Kucağında bir kutu ile Diyarbakır Adliyesi’nden çıkan bir adam beliriyor.

Önce kapıyı aralıyor ardından küçük adımlarla dış kapının hemen önündeki ağaçların gölgesine geçiyor.

Yüzünde acı yok, mahzun bir sevinç de.

Kutuyu yere bırakıp telefona hemen sarılmasından kendisinden haber bekleyenlerin olduğu anlaşılıyor.

Telefonu kapattıktan sonra bir araca binip oradan uzaklaşıyor.

Adı Ali Rıza Arslan.

Erzurum’dan Diyarbakır’a gelmiş.

Kutuda taşıdığı ise 7 yıl önce Sur’da hendek ve barikat olaylarında hayatını kaybeden Hakan Arslan var.

Emniyet’te Hakan Arslan’ın hem arandığı hem de ailenin kayıp başvurusu var.

Arslan ailesi, Sur olaylarından önce kayıp başvurusu yaptığı oğulları için hep haber beklemiş.

Yıllar geçip, haber çıkmayınca Sur’da bulunan sahipsiz cenazelerden birinin oğluna ait olabileceğini düşünmüş.

DNA örnekleri verip İstanbul Adli Tıp Kurumu’ndan haber beklemiş.

Oğlunun yaşıyor olabileceği umudunu hep korurken, DNA örneklerinin eşleştiği haberi gelmiş.

İstanbul Adliyesi de kemikleri kargoya verip Diyarbakır Adliyesi’ne, aileye teslim edilmek üzere gönderilmiş.

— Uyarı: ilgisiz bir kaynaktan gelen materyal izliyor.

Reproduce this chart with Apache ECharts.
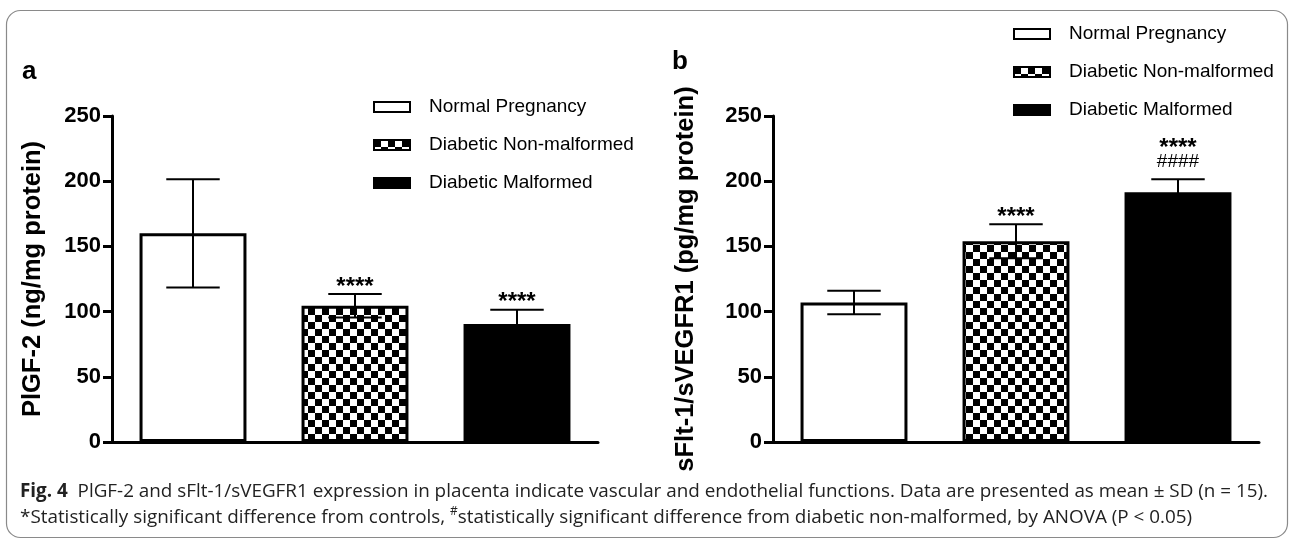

Sonuç; yazının başındaki tablo yaşanmış.

O babaya ölü birine ait kemikleri teslim edenler düşündüler mi hiç acaba?

Allah muhafaza, aynı kaderle karşılaşmış olsalardı ne yaparlardı acaba?

Hani vicdan, nerede kaldı insanlık?

Müslüman olmasa da ölüye saygı İslam’ın bir gereğidir sözü nerede kaldı?

Hadislerde vardır.

Kays İbn-ü Sa’d anlatıyor:

– Önünden bir cenaze geçtiğinde Allah’ın Resulü ayağa kalkıtı. Sahabiler tarafından o, bir Yahudi ölüsüydü, Ya Resûlellah!

Hz. Peygamber şöyle buyurdu:

– O da bir can taşımıyor muydu? (Buharî Cenaiz 50)

Toplumun vicdanını yaralayan bu görüntülerde, “görevi kötüye kullanma” ve “kişi hatırasına saygısızlık etme” suçu vardır.

Bu ve benzeri bir tablonun ülkemizde yaşanmaması dileğiyle.